Most teens are using cannabis properly right now with very little training. In pot rallies all over the world, young people gather in groups numbering in the tens of thousands, while serious overdoses involving an ambulance trip to the hospital from these events can be counted on one or two hands.
The majority of people who took too much cannabis at the Vancouver cannabis farmer’s markets walked to the hospital under their own power. Compare that with an average weekend on a street with a strip of bars – the number of alcohol overdoses from these nights are significantly higher, and unlike the cannabis overdoses, the alcohol overdoses carry with them the risk of death.
The more people use cannabis, the less they drink – increases in cannabis use can be seen as alcohol harm-reduction.
http://gatton.uky.edu/faculty/sandford/391_f13/marijuana.pdf
https://news.liftcannabis.ca/2015/02/02/will-legal-marijuana-lead-to-decreased-alcohol-sales/
#7 Teens follow advice better than they follow orders.
Cannabis is “universally available” to young people in spite of draconian laws designed to keep them from it. The only thing that has been found to reduce cannabis use amongst teens is legalization, such as the kind found in Colorado, or the introduction of medical marijuana laws.
This interesting side-effect of cannabis liberalization can be seen as the opposite of the “forbidden fruit” phenomenon – that which is no longer forbidden becomes normal and boring. Simple cannabis harm-reduction techniques can easily be taught to teens, or anyone!
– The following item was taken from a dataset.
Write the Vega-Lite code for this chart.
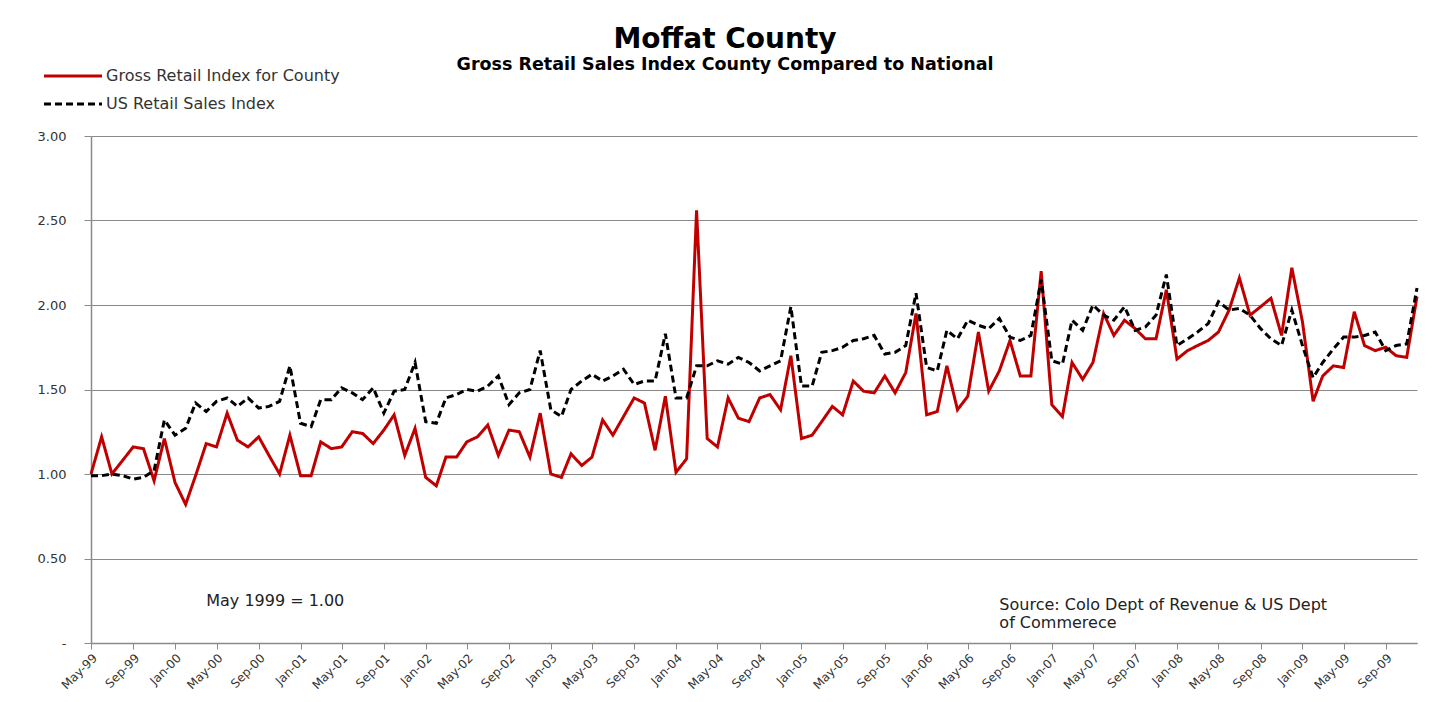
{
  "$schema": "https://vega.github.io/schema/vega-lite/v6.json",
  "width": 1326,
  "height": 507,
  "autosize": {"type": "none"},
  "padding": {"left": 91, "top": 136, "right": 17, "bottom": 59},
  "background": "white",
  "config": {
    "font": "DejaVu Sans",
    "view": {"stroke": null}
  },
  "title": {
    "text": "Moffat County",
    "subtitle": "Gross Retail Sales Index County Compared to National",
    "anchor": "middle",
    "dx": -29,
    "fontSize": 28,
    "fontWeight": "bold",
    "color": "#000000",
    "subtitleFontSize": 17.5,
    "subtitleFontWeight": "bold",
    "subtitleColor": "#000000",
    "subtitlePadding": 2,
    "offset": -5
  },
  "datasets": {
    "index": [
      {"date": "1999-05-01", "county": 1.00, "us": 0.99},
      {"date": "1999-06-01", "county": 1.22, "us": 0.99},
      {"date": "1999-07-01", "county": 1.00, "us": 1.00},
      {"date": "1999-08-01", "county": 1.08, "us": 0.99},
      {"date": "1999-09-01", "county": 1.16, "us": 0.97},
      {"date": "1999-10-01", "county": 1.15, "us": 0.98},
      {"date": "1999-11-01", "county": 0.96, "us": 1.02},
      {"date": "1999-12-01", "county": 1.21, "us": 1.32},
      {"date": "2000-01-01", "county": 0.95, "us": 1.23},
      {"date": "2000-02-01", "county": 0.82, "us": 1.27},
      {"date": "2000-03-01", "county": 0.99, "us": 1.42},
      {"date": "2000-04-01", "county": 1.18, "us": 1.37},
      {"date": "2000-05-01", "county": 1.16, "us": 1.43},
      {"date": "2000-06-01", "county": 1.36, "us": 1.45},
      {"date": "2000-07-01", "county": 1.20, "us": 1.40},
      {"date": "2000-08-01", "county": 1.16, "us": 1.45},
      {"date": "2000-09-01", "county": 1.22, "us": 1.39},
      {"date": "2000-10-01", "county": 1.11, "us": 1.40},
      {"date": "2000-11-01", "county": 1.00, "us": 1.43},
      {"date": "2000-12-01", "county": 1.23, "us": 1.64},
      {"date": "2001-01-01", "county": 0.99, "us": 1.30},
      {"date": "2001-02-01", "county": 0.99, "us": 1.28},
      {"date": "2001-03-01", "county": 1.19, "us": 1.44},
      {"date": "2001-04-01", "county": 1.15, "us": 1.44},
      {"date": "2001-05-01", "county": 1.16, "us": 1.51},
      {"date": "2001-06-01", "county": 1.25, "us": 1.48},
      {"date": "2001-07-01", "county": 1.24, "us": 1.44},
      {"date": "2001-08-01", "county": 1.18, "us": 1.51},
      {"date": "2001-09-01", "county": 1.26, "us": 1.36},
      {"date": "2001-10-01", "county": 1.35, "us": 1.49},
      {"date": "2001-11-01", "county": 1.11, "us": 1.50},
      {"date": "2001-12-01", "county": 1.27, "us": 1.66},
      {"date": "2002-01-01", "county": 0.98, "us": 1.31},
      {"date": "2002-02-01", "county": 0.93, "us": 1.30},
      {"date": "2002-03-01", "county": 1.10, "us": 1.45},
      {"date": "2002-04-01", "county": 1.10, "us": 1.47},
      {"date": "2002-05-01", "county": 1.19, "us": 1.50},
      {"date": "2002-06-01", "county": 1.22, "us": 1.49},
      {"date": "2002-07-01", "county": 1.29, "us": 1.52},
      {"date": "2002-08-01", "county": 1.11, "us": 1.58},
      {"date": "2002-09-01", "county": 1.26, "us": 1.41},
      {"date": "2002-10-01", "county": 1.25, "us": 1.48},
      {"date": "2002-11-01", "county": 1.10, "us": 1.50},
      {"date": "2002-12-01", "county": 1.36, "us": 1.73},
      {"date": "2003-01-01", "county": 1.00, "us": 1.38},
      {"date": "2003-02-01", "county": 0.98, "us": 1.34},
      {"date": "2003-03-01", "county": 1.12, "us": 1.50},
      {"date": "2003-04-01", "county": 1.05, "us": 1.55},
      {"date": "2003-05-01", "county": 1.10, "us": 1.59},
      {"date": "2003-06-01", "county": 1.32, "us": 1.55},
      {"date": "2003-07-01", "county": 1.23, "us": 1.58},
      {"date": "2003-08-01", "county": 1.34, "us": 1.62},
      {"date": "2003-09-01", "county": 1.45, "us": 1.53},
      {"date": "2003-10-01", "county": 1.42, "us": 1.55},
      {"date": "2003-11-01", "county": 1.14, "us": 1.55},
      {"date": "2003-12-01", "county": 1.46, "us": 1.83},
      {"date": "2004-01-01", "county": 1.01, "us": 1.45},
      {"date": "2004-02-01", "county": 1.09, "us": 1.45},
      {"date": "2004-03-01", "county": 2.56, "us": 1.64},
      {"date": "2004-04-01", "county": 1.21, "us": 1.64},
      {"date": "2004-05-01", "county": 1.16, "us": 1.67},
      {"date": "2004-06-01", "county": 1.45, "us": 1.65},
      {"date": "2004-07-01", "county": 1.33, "us": 1.69},
      {"date": "2004-08-01", "county": 1.31, "us": 1.66},
      {"date": "2004-09-01", "county": 1.45, "us": 1.61},
      {"date": "2004-10-01", "county": 1.47, "us": 1.64},
      {"date": "2004-11-01", "county": 1.38, "us": 1.67},
      {"date": "2004-12-01", "county": 1.70, "us": 1.99},
      {"date": "2005-01-01", "county": 1.21, "us": 1.52},
      {"date": "2005-02-01", "county": 1.23, "us": 1.52},
      {"date": "2005-03-01", "county": 1.31, "us": 1.72},
      {"date": "2005-04-01", "county": 1.40, "us": 1.73},
      {"date": "2005-05-01", "county": 1.35, "us": 1.75},
      {"date": "2005-06-01", "county": 1.55, "us": 1.79},
      {"date": "2005-07-01", "county": 1.49, "us": 1.80},
      {"date": "2005-08-01", "county": 1.48, "us": 1.82},
      {"date": "2005-09-01", "county": 1.58, "us": 1.71},
      {"date": "2005-10-01", "county": 1.48, "us": 1.72},
      {"date": "2005-11-01", "county": 1.60, "us": 1.76},
      {"date": "2005-12-01", "county": 1.95, "us": 2.07},
      {"date": "2006-01-01", "county": 1.35, "us": 1.63},
      {"date": "2006-02-01", "county": 1.37, "us": 1.61},
      {"date": "2006-03-01", "county": 1.64, "us": 1.85},
      {"date": "2006-04-01", "county": 1.38, "us": 1.80},
      {"date": "2006-05-01", "county": 1.46, "us": 1.91},
      {"date": "2006-06-01", "county": 1.84, "us": 1.88},
      {"date": "2006-07-01", "county": 1.49, "us": 1.86},
      {"date": "2006-08-01", "county": 1.61, "us": 1.92},
      {"date": "2006-09-01", "county": 1.79, "us": 1.81},
      {"date": "2006-10-01", "county": 1.58, "us": 1.79},
      {"date": "2006-11-01", "county": 1.58, "us": 1.82},
      {"date": "2006-12-01", "county": 2.20, "us": 2.15},
      {"date": "2007-01-01", "county": 1.41, "us": 1.67},
      {"date": "2007-02-01", "county": 1.34, "us": 1.65},
      {"date": "2007-03-01", "county": 1.66, "us": 1.91},
      {"date": "2007-04-01", "county": 1.56, "us": 1.85},
      {"date": "2007-05-01", "county": 1.66, "us": 2.00},
      {"date": "2007-06-01", "county": 1.95, "us": 1.94},
      {"date": "2007-07-01", "county": 1.82, "us": 1.91},
      {"date": "2007-08-01", "county": 1.91, "us": 1.99},
      {"date": "2007-09-01", "county": 1.86, "us": 1.85},
      {"date": "2007-10-01", "county": 1.80, "us": 1.87},
      {"date": "2007-11-01", "county": 1.80, "us": 1.94},
      {"date": "2007-12-01", "county": 2.09, "us": 2.18},
      {"date": "2008-01-01", "county": 1.68, "us": 1.76},
      {"date": "2008-02-01", "county": 1.73, "us": 1.80},
      {"date": "2008-03-01", "county": 1.76, "us": 1.84},
      {"date": "2008-04-01", "county": 1.79, "us": 1.89},
      {"date": "2008-05-01", "county": 1.84, "us": 2.02},
      {"date": "2008-06-01", "county": 1.97, "us": 1.97},
      {"date": "2008-07-01", "county": 2.16, "us": 1.98},
      {"date": "2008-08-01", "county": 1.94, "us": 1.94},
      {"date": "2008-09-01", "county": 1.99, "us": 1.86},
      {"date": "2008-10-01", "county": 2.04, "us": 1.80},
      {"date": "2008-11-01", "county": 1.82, "us": 1.76},
      {"date": "2008-12-01", "county": 2.22, "us": 1.97},
      {"date": "2009-01-01", "county": 1.90, "us": 1.76},
      {"date": "2009-02-01", "county": 1.43, "us": 1.57},
      {"date": "2009-03-01", "county": 1.58, "us": 1.66},
      {"date": "2009-04-01", "county": 1.64, "us": 1.74},
      {"date": "2009-05-01", "county": 1.63, "us": 1.81},
      {"date": "2009-06-01", "county": 1.96, "us": 1.81},
      {"date": "2009-07-01", "county": 1.76, "us": 1.82},
      {"date": "2009-08-01", "county": 1.73, "us": 1.84},
      {"date": "2009-09-01", "county": 1.75, "us": 1.73},
      {"date": "2009-10-01", "county": 1.70, "us": 1.76},
      {"date": "2009-11-01", "county": 1.69, "us": 1.77},
      {"date": "2009-12-01", "county": 2.05, "us": 2.10}
    ]
  },
  "layer": [
    {
      "data": {"name": "index"},
      "transform": [
        {"fold": ["county", "us"], "as": ["series", "value"]}
      ],
      "mark": {"type": "line", "strokeWidth": 3, "strokeJoin": "miter", "interpolate": "linear"},
      "encoding": {
        "x": {
          "field": "date",
          "type": "temporal",
          "scale": {
            "type": "utc",
            "nice": false,
            "domain": [
              {"year": 1999, "month": 5, "date": 1, "utc": true},
              {"year": 2009, "month": 12, "date": 1, "utc": true}
            ]
          },
          "axis": {
            "title": null,
            "format": "%b-%y",
            "tickCount": {"interval": "month", "step": 4},
            "labelAngle": -45,
            "labelAlign": "right",
            "labelBaseline": "top",
            "labelFontSize": 12,
            "labelColor": "#333333",
            "labelPadding": 3,
            "labelOverlap": false,
            "labelFlush": false,
            "grid": false,
            "tickSize": 6,
            "tickColor": "#8a8a8a",
            "domainColor": "#8a8a8a",
            "domainWidth": 1.5
          }
        },
        "y": {
          "field": "value",
          "type": "quantitative",
          "scale": {"domain": [0, 3], "nice": false, "zero": true},
          "axis": {
            "title": null,
            "values": [0, 0.5, 1, 1.5, 2, 2.5, 3],
            "labelExpr": "datum.value == 0 ? '-' : format(datum.value, '.2f')",
            "labelFontSize": 13,
            "labelColor": "#333333",
            "labelPadding": 18,
            "tickSize": 7,
            "tickColor": "#8a8a8a",
            "domainColor": "#8a8a8a",
            "domainWidth": 1.5,
            "grid": true,
            "gridColor": "#8a8a8a",
            "gridWidth": 1
          }
        },
        "color": {
          "field": "series",
          "type": "nominal",
          "scale": {"domain": ["county", "us"], "range": ["#c00000", "#000000"]},
          "legend": {
            "orient": "none",
            "legendX": -26,
            "legendY": -68,
            "title": null,
            "symbolType": "M-5,0H5",
            "symbolSize": 134.6,
            "symbolStrokeWidth": 3,
            "labelFontSize": 16,
            "labelColor": "#333333",
            "labelOffset": 25,
            "labelLimit": 500,
            "rowPadding": 12,
            "labelExpr": "datum.label == 'county' ? 'Gross Retail Index for County' : 'US Retail Sales Index'"
          }
        },
        "strokeDash": {
          "field": "series",
          "type": "nominal",
          "scale": {"domain": ["county", "us"], "range": [[1, 0], [7, 4]]},
          "legend": {
            "orient": "none",
            "legendX": -26,
            "legendY": -68,
            "title": null,
            "symbolType": "M-5,0H5",
            "symbolSize": 134.6,
            "symbolStrokeWidth": 3,
            "labelFontSize": 16,
            "labelColor": "#333333",
            "labelOffset": 25,
            "labelLimit": 500,
            "rowPadding": 12,
            "labelExpr": "datum.label == 'county' ? 'Gross Retail Index for County' : 'US Retail Sales Index'"
          }
        }
      }
    },
    {
      "data": {"values": [{}]},
      "mark": {"type": "text", "text": "May 1999 = 1.00", "align": "left", "baseline": "middle", "fontSize": 16, "color": "#222222"},
      "encoding": {
        "x": {"datum": {"year": 2000, "month": 4, "date": 1, "utc": true}, "type": "temporal"},
        "y": {"datum": 0.25, "type": "quantitative"}
      }
    },
    {
      "data": {"values": [{}]},
      "mark": {
        "type": "text",
        "text": ["Source: Colo Dept of Revenue & US Dept", "of Commerece"],
        "align": "left",
        "baseline": "top",
        "lineHeight": 18,
        "fontSize": 16,
        "color": "#222222"
      },
      "encoding": {
        "x": {"datum": {"year": 2006, "month": 8, "date": 1, "utc": true}, "type": "temporal"},
        "y": {"datum": 0.272, "type": "quantitative"}
      }
    }
  ]
}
http://www.drugpolicy.org/resource/marijuana-legalization-colorado-one-year-status-report
#8 The powers that be use fear of harm to the young as a way to scapegoat minorities and control people.
Jews, witches, heretics and homosexuals have all been accused of wanting to harm young people. One of the only ways to justify horrific brutality against harmless groups of people is to lie about them coming to defile your kids. This has been well-documented.
The scapegoater never provides conclusive evidence of this harm – public pronouncements repeated in the mainstream media seems to do the job well enough. The burden of proof for establishing inherent harmfulness should be on the people pointing the fingers, and not the people being accused of being inherently harmful having to prove this is not the case.
#9 Experts have recommended that 16 be the age limit to buy cannabis.
In 2002, the Canadian Senate recommended amendments to the Controlled Drugs And Substances Act, “to permit persons over the age of 16 to procure cannabis and its derivatives at duly licensed distribution centres.”
The wisdom behind this recommendation is that it is more important to protect teens from the black market than from cannabis use. Those who understand human nature have always held similar beliefs.
Back in 1969, anthropologist Margaret Mead told US senators that marijuana should be legalized for anyone over 16, and that drinking and voting ages should match the draft age. She said marijuana “doesn’t have the toxic effects that cigarettes have” and is milder than liquor. Therefore, she said, it should be permitted at a younger age than tobacco and alcohol.
“It is a new form of tyranny by the old over the young. You have the adult with a cocktail in one hand and a cigarette in the other saying ‘you cannot’ to the child. This is untenable.” – Margaret Mead
Having a lower age limit than alcohol would send the right message to teens – that cannabis is less dangerous than alcohol. Teens 15 or younger could still use cannabis with parental or doctor supervision, just like parents can give their minors children alcohol. This could prevent a situation like the one currently suffered by teens in Washington State, who now face a five year maximum felony rather than the 90 day maximum misdemeanor they used to face before legalization occurred in 2012.
In conclusion, let’s end the paranoia about teens using cannabis, and remember that the harms of prohibition greatly outweigh the harms of cannabis. Cannabis is a useful medicine and also far safer than alcohol, so let’s treat it that way.